Grâce à de bonnes récoltes, le secteur primaire devrait croître de 6 % en 2013, le secteur secondaire s’annonçant stable, avec un repli minier compensé par la croissance d’autres activités. Quant au secteur tertiaire, il se redresserait de près de 7 %. Il est prévu que l’effet de l’aide convenue lors de la conférence des bailleurs de fonds (plus de 3 milliards d’euros de promesses de fonds) se fera pleinement sentir en 2014. Ce qui devrait revigorer davantage la croissance l’année prochaine.
Avec, en plus, une inflation moyenne pour 2013 prévue pour baisser à près de zéro, le gouvernement du premier ministre Tatam Ly dispose de coudées franches pour mener à bien ses missions de reconstruction, dans un contexte social calme.
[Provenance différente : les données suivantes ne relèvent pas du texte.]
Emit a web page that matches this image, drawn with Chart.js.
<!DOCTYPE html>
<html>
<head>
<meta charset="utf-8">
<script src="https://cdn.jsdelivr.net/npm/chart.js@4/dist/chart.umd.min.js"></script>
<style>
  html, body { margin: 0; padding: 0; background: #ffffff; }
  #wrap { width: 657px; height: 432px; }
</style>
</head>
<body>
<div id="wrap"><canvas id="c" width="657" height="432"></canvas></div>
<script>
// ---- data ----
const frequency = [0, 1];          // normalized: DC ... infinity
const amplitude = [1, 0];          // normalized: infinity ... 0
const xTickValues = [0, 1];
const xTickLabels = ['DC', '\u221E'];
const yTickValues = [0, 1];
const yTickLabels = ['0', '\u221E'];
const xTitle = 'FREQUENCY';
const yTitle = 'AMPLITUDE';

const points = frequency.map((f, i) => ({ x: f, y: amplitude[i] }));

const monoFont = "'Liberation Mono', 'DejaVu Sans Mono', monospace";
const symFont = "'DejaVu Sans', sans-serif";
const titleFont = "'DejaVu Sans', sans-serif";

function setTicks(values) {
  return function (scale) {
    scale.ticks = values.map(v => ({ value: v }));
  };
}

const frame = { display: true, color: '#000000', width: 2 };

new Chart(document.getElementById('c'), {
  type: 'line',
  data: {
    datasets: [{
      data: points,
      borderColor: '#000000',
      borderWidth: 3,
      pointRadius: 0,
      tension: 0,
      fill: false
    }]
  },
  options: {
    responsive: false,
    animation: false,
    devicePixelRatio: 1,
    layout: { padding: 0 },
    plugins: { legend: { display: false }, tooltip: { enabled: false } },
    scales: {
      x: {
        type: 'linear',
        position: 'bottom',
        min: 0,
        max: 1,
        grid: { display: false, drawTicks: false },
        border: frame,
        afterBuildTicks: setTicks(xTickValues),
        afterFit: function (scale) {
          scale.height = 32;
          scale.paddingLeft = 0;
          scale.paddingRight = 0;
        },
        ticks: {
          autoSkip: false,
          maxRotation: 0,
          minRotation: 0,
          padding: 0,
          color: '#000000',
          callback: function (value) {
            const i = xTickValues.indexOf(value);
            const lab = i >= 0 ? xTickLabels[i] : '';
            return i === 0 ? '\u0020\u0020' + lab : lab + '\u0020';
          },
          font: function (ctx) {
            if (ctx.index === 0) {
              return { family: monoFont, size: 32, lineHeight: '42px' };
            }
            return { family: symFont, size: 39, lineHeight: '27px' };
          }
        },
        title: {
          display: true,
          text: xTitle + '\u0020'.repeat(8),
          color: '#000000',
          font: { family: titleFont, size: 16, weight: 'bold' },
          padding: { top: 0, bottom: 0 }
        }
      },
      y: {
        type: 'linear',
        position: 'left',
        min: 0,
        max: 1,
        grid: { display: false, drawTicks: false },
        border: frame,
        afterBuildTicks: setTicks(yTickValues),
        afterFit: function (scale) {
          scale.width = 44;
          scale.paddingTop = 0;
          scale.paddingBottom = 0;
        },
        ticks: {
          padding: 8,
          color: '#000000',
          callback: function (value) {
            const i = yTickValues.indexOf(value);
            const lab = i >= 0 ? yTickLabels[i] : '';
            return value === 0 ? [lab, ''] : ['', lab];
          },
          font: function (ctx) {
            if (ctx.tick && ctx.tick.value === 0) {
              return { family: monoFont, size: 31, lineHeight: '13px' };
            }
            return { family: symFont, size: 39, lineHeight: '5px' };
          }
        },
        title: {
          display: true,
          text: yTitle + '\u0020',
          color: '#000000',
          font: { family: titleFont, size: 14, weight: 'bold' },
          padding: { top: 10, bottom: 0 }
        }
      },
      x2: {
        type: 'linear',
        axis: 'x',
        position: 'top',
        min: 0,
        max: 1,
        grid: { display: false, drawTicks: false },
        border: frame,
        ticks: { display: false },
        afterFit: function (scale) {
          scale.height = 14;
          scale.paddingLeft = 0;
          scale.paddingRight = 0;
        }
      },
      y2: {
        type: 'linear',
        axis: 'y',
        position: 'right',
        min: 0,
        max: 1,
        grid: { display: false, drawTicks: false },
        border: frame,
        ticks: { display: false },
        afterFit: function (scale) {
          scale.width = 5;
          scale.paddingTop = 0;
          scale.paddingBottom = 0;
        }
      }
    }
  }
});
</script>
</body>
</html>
La Loi de finances de 2014, en débat au Parlement à l’occasion d’une session budgétaire raccourcie, envisage d’importantes réformes. Avec pour principaux objectifs, selon le ministre en charge du Budget, d’accroître le recouvrement des impôts, d’améliorer le climat des affaires, notamment grâce à un accès plus aisé au financement du secteur bancaire et un meilleur approvisionnement en électricité.
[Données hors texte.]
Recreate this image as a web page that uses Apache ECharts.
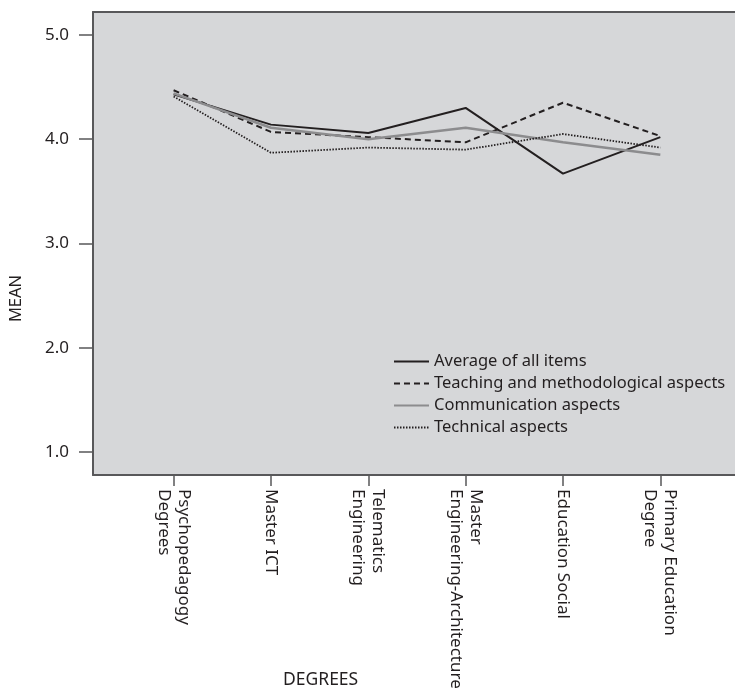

Tout semble donc réuni pour que les Maliens, désireux de tourner au plus vite la page des mois passés, envoient au Parlement une large majorité de députés proches de la mouvance présidentielle. Les partis d’opposition entendent bien jouer leur partition. Ils répètent inlassablement qu’il s’agit d’un scrutin de circonscriptions où la personnalité des candidats compte davantage que les partis auxquels ils sont arrimés. Selon eux, tout peut arriver. Leur principal mot d’ordre a des allures de mise en garde : confier tous les leviers du pouvoir à un seul parti comporte des risques de confiscation et de confusion des pouvoirs susceptibles de faire retomber le Mali dans les travers de la « démocratie du consensus » d’Amadou Toumani Touré. Un repoussoir, dans le Mali d’aujourd’hui. Sera-t-il suffisant face au besoin de renforcement de l’autorité de l’État que ressentent bon nombre de Maliens ? Réponse dans les urnes.